KUALA LUMPUR, March 26 — The Small and Medium Enterprises Association (Samenta) has pleaded with the enforcement agencies to show leniency to small and medium enterprises (SMEs) who have just reopened their business after the implementation of the movement control order (MCO).
Samenta Central chairman Datuk William Ng said SMEs generally complied with the standard operation procedures (SOPs) set by the government, but it is not fair to fine them when the offences are made by the customers.
“Imposing fines of RM10,000 to RM50,000 are too much for the SMEs. We do want to follow and fully support the government’s initiative and efforts to restore the local economic growth. We want Malaysia to be free from this pandemic but at the same time, we want some leniency or some kind of leeway especially when we are caught for the first time.
“Give us warnings so that it will give us the opportunity to improve on our internal SOPs while at the same time ensure the safety of the public. For small businesses, fines of up to RM50,000 can cause them to close shop as they could not afford (to pay) the fines,” he said after Samenta Central’s Installation ceremony, today.
Ng also revealed that Samenta had received eight reports of fines from its members for violation of SOPs.
“We hope the government will continue doing the good job of engaging with the civil society before deciding on any policy,” he said.
In another development, Ng said based on a Samenta survey titled ‘State of our SMEs’, 54 per cent of the SMEs reported substantially lower sales in 2020 as a result of the pandemic, while only 30 per cent of them reported an increase in sales last year.
“The pandemic and the resulting lockdowns have created havoc for most SMEs.
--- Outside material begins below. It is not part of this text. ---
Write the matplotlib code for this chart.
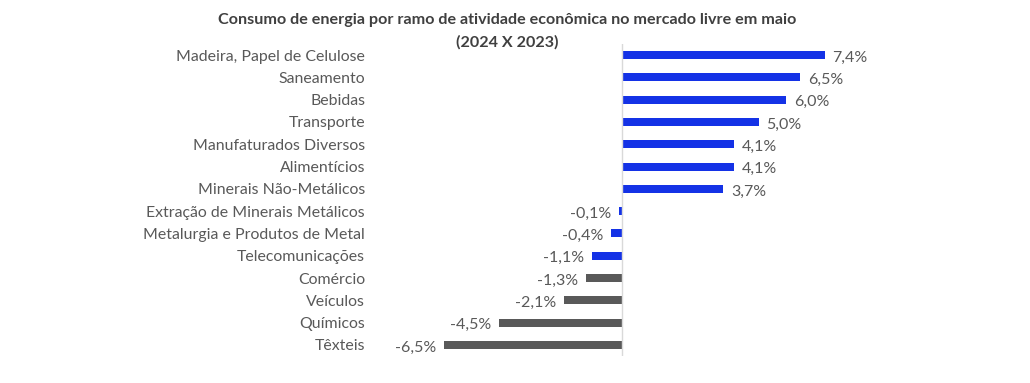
import matplotlib.pyplot as plt

categorias = ["Madeira, Papel de Celulose", "Saneamento", "Bebidas", "Transporte",
              "Manufaturados Diversos", "Alimentícios", "Minerais Não-Metálicos",
              "Extração de Minerais Metálicos", "Metalurgia e Produtos de Metal",
              "Telecomunicações", "Comércio", "Veículos", "Químicos", "Têxteis"]
variacao = [7.4, 6.5, 6.0, 5.0, 4.1, 4.1, 3.7, -0.1, -0.4, -1.1, -1.3, -2.1, -4.5, -6.5]
cores = ["#1432e6"] * 10 + ["#595959"] * 4

plt.rcParams['font.family'] = ['Lato', 'DejaVu Sans']

fig = plt.figure(figsize=(10.30, 3.83), dpi=100)
ax = fig.add_axes([372 / 1030, 1 - 356 / 383, (900 - 372) / 1030, 312 / 383])

y = list(range(len(categorias)))
ax.barh(y, variacao, height=0.36, color=cores)
ax.set_ylim(len(categorias) - 0.5, -0.5)
ax.set_xlim(-9.12, 10.15)

# rótulos de valor, um pouco abaixo do centro como no original
for i, v in enumerate(variacao):
    txt = f"{v:.1f}%".replace(".", ",")
    if v >= 0:
        ax.text(v + 0.28, i + 0.12, txt, ha="left", va="center", fontsize=11.5, color="#595959")
    else:
        ax.text(v - 0.28, i + 0.12, txt, ha="right", va="center", fontsize=11.5, color="#595959")

ax.set_yticks(y)
ax.set_yticklabels(categorias, fontsize=11.4, color="#595959")
ax.tick_params(axis="y", length=0, pad=5)
ax.set_xticks([])
for s in ["top", "right", "bottom", "left"]:
    ax.spines[s].set_visible(False)
ax.axvline(0, color="#d9d9d9", lw=1)

fig.text(507 / 1030, 1 - 20 / 383, "Consumo de energia por ramo de atividade econômica no mercado livre em maio",
         ha="center", va="center", fontsize=11.6, fontweight="bold", color="#404040")
fig.text(507 / 1030, 1 - 42 / 383, "(2024 X 2023)",
         ha="center", va="center", fontsize=11.6, fontweight="bold", color="#404040")

fig.savefig("out.png", dpi=100)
Sectors such as tourism, construction, events, and retail were the hardest hit with some experiencing business reduction by more than 70 per cent.
“However, some sectors such as medical equipment, electronics, logistics, and e-commerce have benefitted from the pandemic,” he said.
Given the challenging economic climate and uncertainty over the vaccine rollout globally, he said 75 per cent of the SMEs rate business prospects in 2021 as either fair or bad.
Meanwhile, 61 per cent of those surveyed expected a recovery only in the fourth quarter of 2021, while 28 per cent expected a turnaround only in 2022, Ng added.